Inferno on roadway

Tanker carrying ethanol overturns on ramp, killing driver, pouring burning fuel on cars below

May 14, 2007|By Richard Irwin and Arin Gencer | Richard Irwin and Arin Gencer,sun reporters

A tanker rig overturned and burst into flames yesterday evening on a curving interstate ramp over Baltimore's South Hanover Street, killing the driver and sending a burning stream of its load of ethanol into the street below, igniting a row of parked vehicles, authorities said.

The wreckage burned for more than three hours as firefighters sprayed water and foam into the flames - with the driver's body still in the truck cab.

His name and the company he worked for were not divulged last night, but the tanker - which was carrying 8,000 gallons of ethanol - was from a local trucking company, said Cpl. Jonathan Green, a spokesman for the Maryland Transportation Authority Police.
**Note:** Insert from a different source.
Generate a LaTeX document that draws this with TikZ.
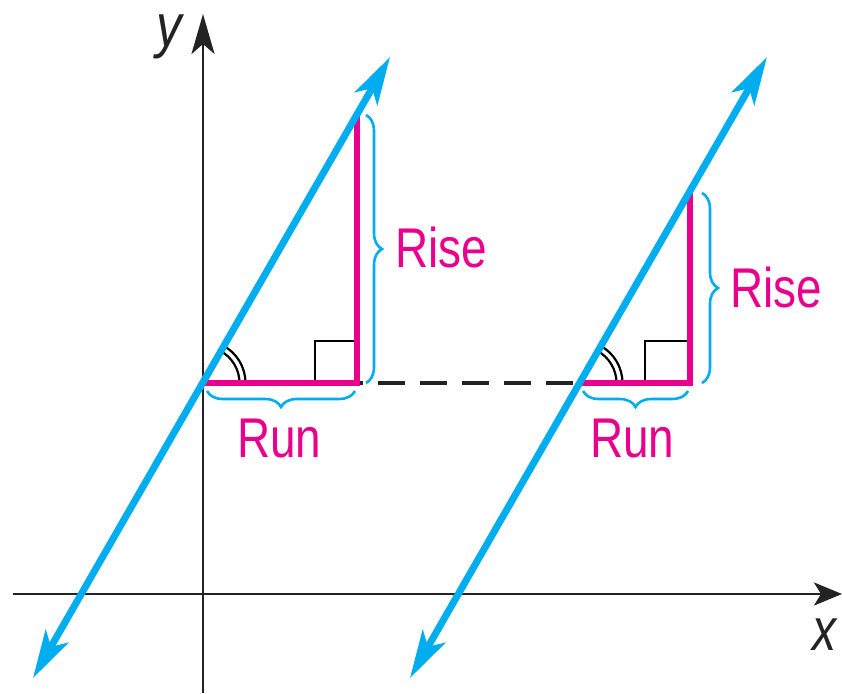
\documentclass[tikz,border=0pt]{standalone}
\usepackage{fontspec}
\setmainfont{Liberation Sans}
\usetikzlibrary{arrows.meta,decorations.pathreplacing,calc}
\definecolor{cyanline}{RGB}{0,174,239}
\definecolor{magentaline}{RGB}{233,0,140}
\definecolor{axisgray}{RGB}{35,35,35}
\begin{document}
\begin{tikzpicture}[x=1pt,y=-1pt,
  axis/.style={line width=2.6pt, draw=axisgray},
  blueline/.style={line width=7pt, draw=cyanline, fill=cyanline,
    {Stealth[length=48pt,width=26pt,inset=12pt]}-{Stealth[length=48pt,width=26pt,inset=12pt]}},
  legline/.style={line width=5.5pt, draw=magentaline, line cap=butt, line join=miter},
  rightmark/.style={line width=2.6pt, draw=black},
  anglemark/.style={line width=2.2pt, draw=black},
  bracemark/.style={line width=2.6pt, draw=cyanline, decorate, decoration={brace, amplitude=16pt}},
  dashline/.style={line width=3.8pt, draw=axisgray, dash pattern=on 27pt off 15pt, dash phase=21pt},
  wordlabel/.style={text=magentaline, font=\fontsize{56}{60}\selectfont, inner sep=0pt, anchor=base west},
  axlabel/.style={text=axisgray, font=\fontsize{60}{64}\selectfont\itshape, inner sep=0pt, anchor=base west},
]
\fill[white] (0,0) rectangle (842,693);
\useasboundingbox (0,0) rectangle (842,693);

% coordinates
\coordinate (A1) at (203,383);
\coordinate (C1) at (357,383);
\coordinate (T1) at (357,115);
\coordinate (A2) at (580,383);
\coordinate (C2) at (690,383);
\coordinate (T2) at (690,192);
\coordinate (L1s) at (33,678);
\coordinate (L1e) at (390,57);
\coordinate (L2s) at (410,678);
\coordinate (L2e) at (767,57);
\coordinate (Ys) at (203,693);
\coordinate (Ye) at (203,14);
\coordinate (Xs) at (13,594);
\coordinate (Xe) at (842,594);

% axes
\draw[axis, -{Stealth[length=40pt,width=23pt,inset=10pt]}] (Ys) -- (Ye);
\draw[axis, -{Stealth[length=28pt,width=23pt,inset=7pt]}] (Xs) -- (Xe);

% dashed connector
\draw[dashline] (C1) -- (A2);

% right-angle marks
\coordinate (S1a) at (315,383); \coordinate (S1b) at (315,341); \coordinate (S1c) at (357,341);
\coordinate (S2a) at (645,383); \coordinate (S2b) at (645,341); \coordinate (S2c) at (690,341);
\draw[rightmark] (S1a) -- (S1b) -- (S1c);
\draw[rightmark] (S2a) -- (S2b) -- (S2c);

% angle marks
\draw[anglemark] (A1) ++(36.5,0) arc[start angle=0, end angle=-62, radius=36.5];
\draw[anglemark] (A1) ++(42.5,0) arc[start angle=0, end angle=-62, radius=42.5];
\draw[anglemark] (A2) ++(36.5,0) arc[start angle=0, end angle=-62, radius=36.5];
\draw[anglemark] (A2) ++(42.5,0) arc[start angle=0, end angle=-62, radius=42.5];

% legs
\draw[legline] (A1) -- (C1) -- (T1);
\draw[legline] (A2) -- (C2) -- (T2);

% lines
\draw[blueline] (L1s) -- (L1e);
\draw[blueline] (L2s) -- (L2e);

% braces
\coordinate (B1a) at (355,391); \coordinate (B1b) at (207,391);
\coordinate (B2a) at (366,115); \coordinate (B2b) at (366,383);
\coordinate (B3a) at (688,391); \coordinate (B3b) at (583,391);
\coordinate (B4a) at (702,193); \coordinate (B4b) at (702,383);
\draw[bracemark] (B1a) -- (B1b);
\draw[bracemark] (B2a) -- (B2b);
\draw[bracemark] (B3a) -- (B3b);
\draw[bracemark] (B4a) -- (B4b);

% labels
\node[wordlabel] (rise1) at (395,267) {\scalebox{0.82}[1]{Rise}};
\node[wordlabel] (rise2) at (730,307) {\scalebox{0.82}[1]{Rise}};
\node[wordlabel] (run1) at (237,457) {\scalebox{0.82}[1]{Run}};
\node[wordlabel] (run2) at (590,457) {\scalebox{0.82}[1]{Run}};
\node[axlabel] (ylab) at (156,47) {\scalebox{0.85}[1]{y}};
\node[axlabel] (xlab) at (812,650) {\scalebox{0.8}[1]{x}};
\end{tikzpicture}
\end{document}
Hundreds of spectators, drawn by the initial explosions, raging flames and thick smoke, stopped to watch from three blocks away along Hanover and other nearby streets.

The cause of the 6 p.m. accident was unknown. Engineers were to determine the extent of damage to the ramp, which carries traffic from Hanover Street to southbound Interstate 95.

Green said the ramp will be closed for an indefinite period.

Apparently no other vehicles were involved in the crash, Green said.

But seven vehicles parked below, north of the ramp along the west side of Hanover, caught fire and were heavily damaged as burning ethanol flowed down the gutters.

Anthony Mapili, 33, who lives three blocks away, recalled a series of explosions. He looked toward the ramp and saw his 1992 Pontiac Sunbird and the six other vehicles being ignited by the burning stream.

"One by one, the vehicles caught fire," Mapili said.

As they did, their tires exploded, said Betty Ewing, 69, who was sitting on her front porch when she heard the explosion.

"It was boom, boom, boom, and then there were a lot of fire and smoke," Ewing said.

"It was like something out of the movies," said Ben Crandall, a city teacher who heard the explosions from the backyard of his home on South Charles Street and took photos as the first firefighters were arriving.

Steve Nash, 51, said he, his wife and friends were cooking outside his home on West Barney Street when he heard the explosions. "The flames went some 40 feet into the air on the ramp," he said.

When his sister-in-law, Georgia Nash, dialed 911, she got a busy signal at least 10 times, he said, adding: "All of a sudden, the entire neighborhood filled up with fire engines."

The city Fire Department's hazardous materials task force applied a "concentration of foam" to the fire on the ramp and was assisted by firefighters from Harford and Baltimore counties and from BWI Marshall Airport - the latter providing a dry chemical-fire suppressant, said Chief Kevin Cartwright, a department spokesman.

A float was placed in a creek below the ramp to limit the spread of any insoluble substance, Cartwright said, adding, "There's no environmental hazard to the public."

Near sunset, firefighters continued to aim steady streams of water into the flames on the ramp.

Below them on Hanover Street, Mapili lamented his losses.

He said he had "just put about $2,000" into his Pontiac Sunbird, which had valuable fishing equipment inside.

"I loved that car," Mapili said. "Now it's totaled."